There may then be room for a candidate who can articulate a more coherent plan for trimming federal spending — Huntsman has already said he would look for cuts in the Pentagon, traditionally a sacred cow for Republicans — and talk intelligently about the predominant geopolitical issues of the day. Matt Bennett, a former official in the Clinton White House and vice president of the centrist group Third Way, said his organization has found in polls and focus groups that voters closely associate economic security with national strength, which may provide an opening for a statesman-technocrat hybrid like Huntsman.
“Voters don’t see security as separate from economic strength. They don’t look at security the way people in politics do, which is, there’s security on one side of a bright line and then there’s domestic issues on the other. They see it as completely interrelated,” Bennett said. “People don’t pull those threads apart. They say America is not as strong as we used to be because of our economic weakness.”

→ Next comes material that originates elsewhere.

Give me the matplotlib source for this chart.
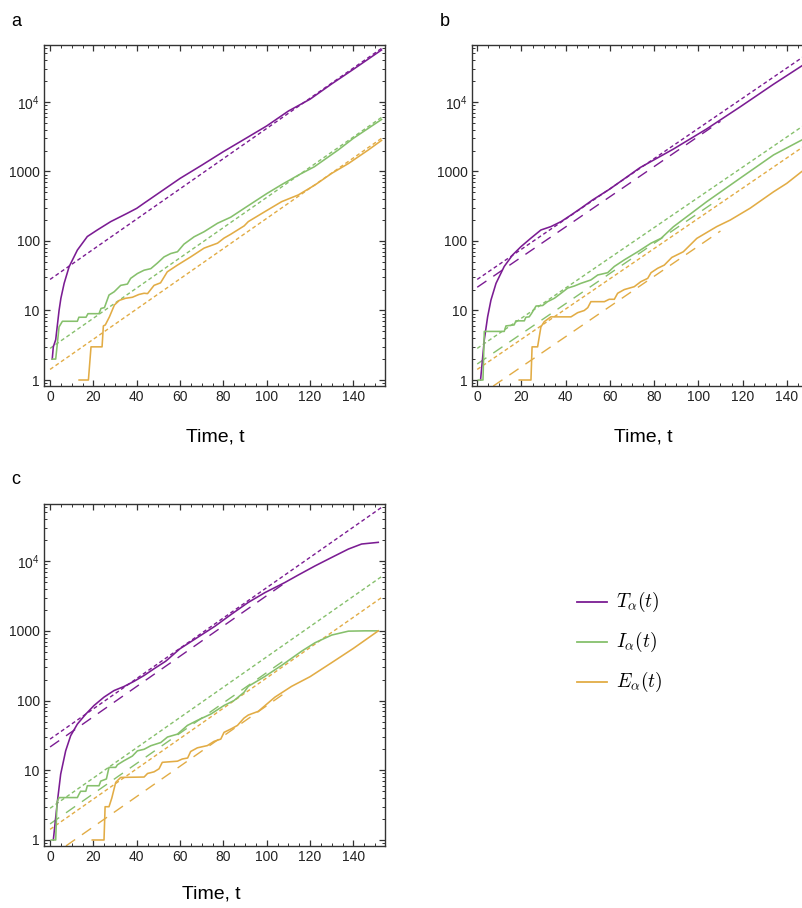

The problem Huntsman faces as he enters an unsettled Republican field, however, is that the vast majority of the energy and enthusiasm in politics — especially among Republicans — is focused on the economy and government spending. Frank Newport, the editor-in-chief of the Gallup Poll, said the jobless rate and national debt “swamp” everything else when pollsters ask GOP voters which issues are most important to them. “It’s going to be the economy that’s going to really be the issue,” Newport said. “And the shrewd Republican will no doubt try to take advantage of that.”